SBI’s teaser loan plan may not find favour with the RBI

Banking regulator still has concerns over fixed-cum-floating rate loans

Updated - September 18, 2019 10:36 pm IST

Published - September 18, 2019 10:11 pm IST - Mumbai

Cautious stance: RBI feels borrowers may find it difficult to service loans once normal rates take effect.

Cautious stance: RBI feels borrowers may find it difficult to service loans once normal rates take effect.

State Bank of India’s (SBI) plan to offer fixed-cum-floating home loan rates — known as teaser loans — is likely to hit a regulatory hurdle as the Reserve Bank of India (RBI) is uncomfortable with such products.

Teaser loans are those which charge comparatively lower rates of interest in the first few years after which the rates are increased.

During a recent media interaction, SBI chairman Rajnish Kumar said the bank will engage with the RBI for the product which will bear fixed interest for about 10 years and then, turn floating. There is no fixed rate home loan product in the market though there is demand for such a product, and a fixed-cum-floating rate product could have addressed that demand.

According to sources, the RBI is of the view that some borrowers may find it difficult to service the loans once the normal interest rate, which is higher than the rate applicable in the initial years, becomes effective.
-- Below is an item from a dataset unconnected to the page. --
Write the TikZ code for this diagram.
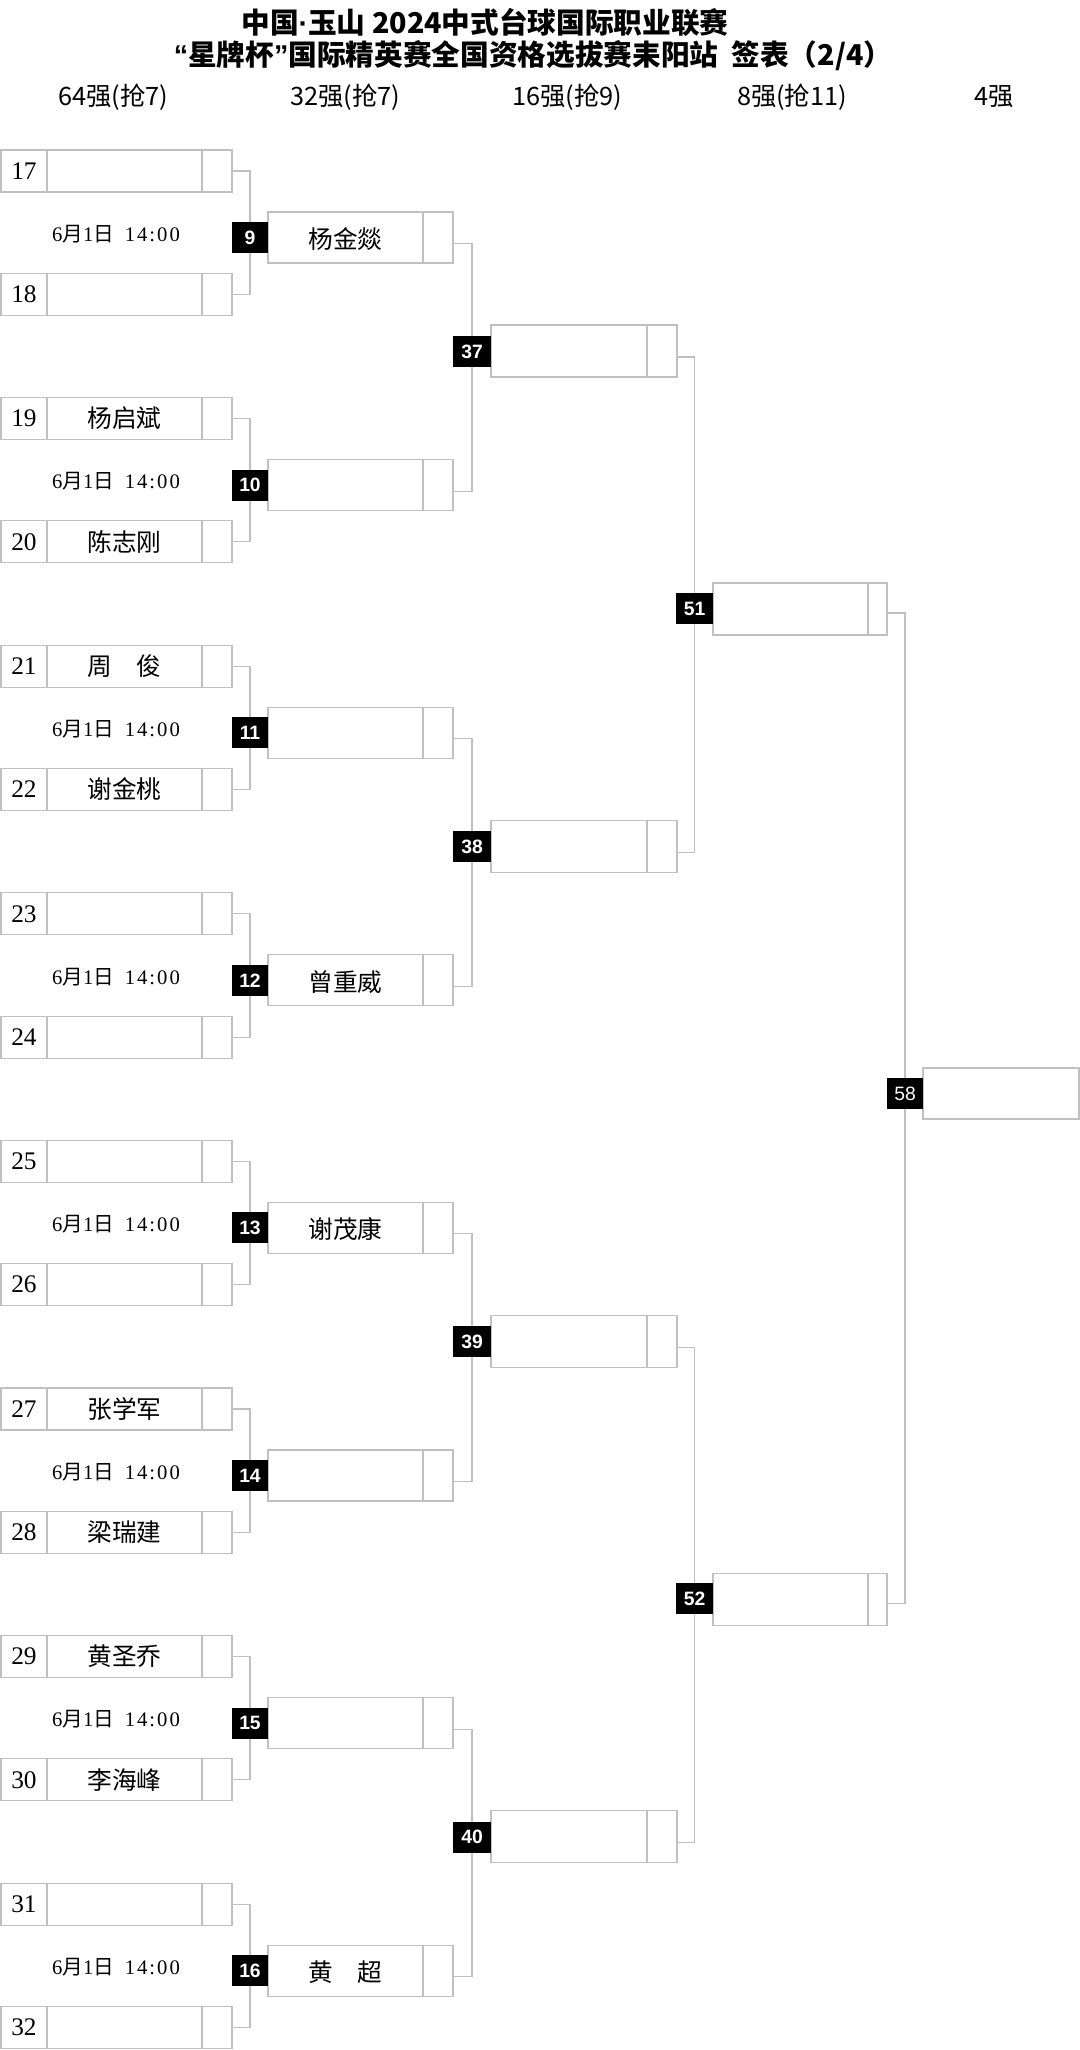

In addition, a bank, while extending the loan, does not take into account the borrowers’ repayment capacity after lending rates increase.

While such teaser products are not banned by the regulator, the standard asset provisioning requirement is higher for such loans. For normal home loans, the standard asset provisioning is 0.4% but for teaser loans it is 2%. RBI had increased the provisioning by five times for such loans since these loans are perceived as more risky.

Higher provisioning discourages banks from offering such products. Following the introduction of higher risk weights, banks had discontinued those products.

SBI’s decision to ponder over such products came after the banking regulator mandated banks to link floating rate retail and MSME loans to an external benchmark. SBI, in fact, pioneered such a product by linking its home loan rate to repo rate, which it started offering from July.

Many other public sector banks followed suit before the RBI mandated such products for the entire banking system from October 1.

SBI, however, decided to withdraw the product earlier this month following the RBI norms on external benchmark-linked floating rate loans and is re-working the product in line with the guidelines.